begin

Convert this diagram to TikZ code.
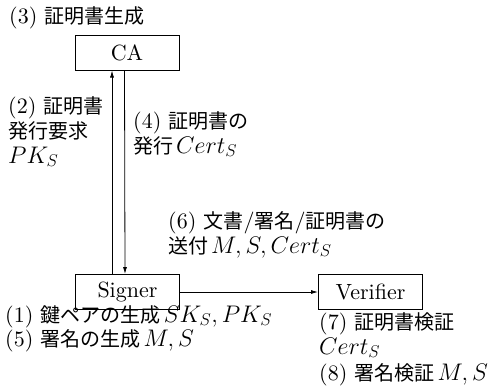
\RequirePackage{fix-cm}
\documentclass[tikz,border=0pt]{standalone}
\usepackage{fontspec}
\setmainfont{lmroman10-regular}[Extension=.otf, ItalicFont=lmroman10-italic]
\newfontfamily\jp[Scale=0.91]{Noto Sans CJK JP}
\DeclareMathSizes{22}{24}{17}{12}
\newcommand\js{\hspace{3pt}}
\usetikzlibrary{arrows.meta}
\tikzset{
  box/.style={draw, line width=1pt, minimum width=104pt, minimum height=35pt, inner sep=0pt, font=\fontsize{22}{26}\selectfont},
  lbl/.style={anchor=base west, inner sep=0pt, font=\fontsize{22}{26}\selectfont},
  arr/.style={line width=0.8pt, -{Latex[length=7pt,width=4pt]}}
}
\begin{document}
\begin{tikzpicture}[x=1pt,y=-1pt]
\useasboundingbox (0,0) rectangle (494,388);
\node[box] (ca) at (127,52.5) {CA};
\node[box] (sig) at (127.5,292) {Signer};
\node[box] (ver) at (370.5,292) {Verifier};
\draw[arr] ([xshift=-15.5pt]sig.north) -- ([xshift=-15pt]ca.south);
\draw[arr] ([xshift=-2.5pt]ca.south) -- ([xshift=-2.5pt]sig.north);
\draw[arr] (sig.east) -- (ver.west);
\node[lbl] (t3) at (9,23) {(3) {\jp 証明書生成}};
\node[lbl] (t2a) at (8,113) {(2) {\jp 証明書}};
\node[lbl] (t2b) at (8,138) {{\jp 発行要求}};
\node[lbl] (t2c) at (8,163) {$PK_S$};
\node[lbl] (t4a) at (133,128) {(4) {\jp 証明書の}};
\node[lbl] (t4b) at (133,153) {{\jp 発行}\js$Cert_S$};
\node[lbl] (t6a) at (168,228) {(6) {\jp 文書}/{\jp 署名}/{\jp 証明書の}};
\node[lbl] (t6b) at (168,253) {{\jp 送付}\js$M,S,Cert_S$};
\node[lbl] (t1) at (5,322) {(1) {\jp 鍵ペアの生成}\js$SK_S,PK_S$};
\node[lbl] (t5) at (5,346) {(5) {\jp 署名の生成}\js$M,S$};
\node[lbl] (t7) at (319,329) {(7) {\jp 証明書検証}};
\node[lbl] (t7b) at (319,354) {$Cert_S$};
\node[lbl] (t8) at (319,380) {(8) {\jp 署名検証}\js$M,S$};
\end{tikzpicture}
\end{document}
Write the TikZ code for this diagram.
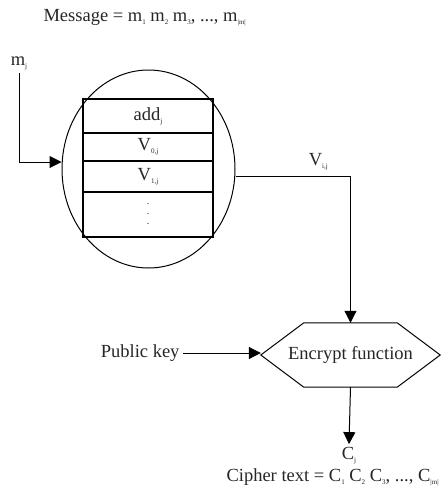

end

▸ Written task: Transcribe every entry word for word, but omit the pictures.

▸ Full answer:
Convert this diagram to TikZ code.
\RequirePackage{fix-cm}
\documentclass[tikz,border=0pt]{standalone}
\usepackage{fontspec}
\setmainfont{lmroman10-regular}[Extension=.otf, ItalicFont=lmroman10-italic]
\newfontfamily\jp[Scale=0.91]{Noto Sans CJK JP}
\DeclareMathSizes{22}{24}{17}{12}
\newcommand\js{\hspace{3pt}}
\usetikzlibrary{arrows.meta}
\tikzset{
  box/.style={draw, line width=1pt, minimum width=104pt, minimum height=35pt, inner sep=0pt, font=\fontsize{22}{26}\selectfont},
  lbl/.style={anchor=base west, inner sep=0pt, font=\fontsize{22}{26}\selectfont},
  arr/.style={line width=0.8pt, -{Latex[length=7pt,width=4pt]}}
}
\begin{document}
\begin{tikzpicture}[x=1pt,y=-1pt]
\useasboundingbox (0,0) rectangle (494,388);
\node[box] (ca) at (127,52.5) {CA};
\node[box] (sig) at (127.5,292) {Signer};
\node[box] (ver) at (370.5,292) {Verifier};
\draw[arr] ([xshift=-15.5pt]sig.north) -- ([xshift=-15pt]ca.south);
\draw[arr] ([xshift=-2.5pt]ca.south) -- ([xshift=-2.5pt]sig.north);
\draw[arr] (sig.east) -- (ver.west);
\node[lbl] (t3) at (9,23) {(3) {\jp 証明書生成}};
\node[lbl] (t2a) at (8,113) {(2) {\jp 証明書}};
\node[lbl] (t2b) at (8,138) {{\jp 発行要求}};
\node[lbl] (t2c) at (8,163) {$PK_S$};
\node[lbl] (t4a) at (133,128) {(4) {\jp 証明書の}};
\node[lbl] (t4b) at (133,153) {{\jp 発行}\js$Cert_S$};
\node[lbl] (t6a) at (168,228) {(6) {\jp 文書}/{\jp 署名}/{\jp 証明書の}};
\node[lbl] (t6b) at (168,253) {{\jp 送付}\js$M,S,Cert_S$};
\node[lbl] (t1) at (5,322) {(1) {\jp 鍵ペアの生成}\js$SK_S,PK_S$};
\node[lbl] (t5) at (5,346) {(5) {\jp 署名の生成}\js$M,S$};
\node[lbl] (t7) at (319,329) {(7) {\jp 証明書検証}};
\node[lbl] (t7b) at (319,354) {$Cert_S$};
\node[lbl] (t8) at (319,380) {(8) {\jp 署名検証}\js$M,S$};
\end{tikzpicture}
\end{document}
Write the TikZ code for this diagram.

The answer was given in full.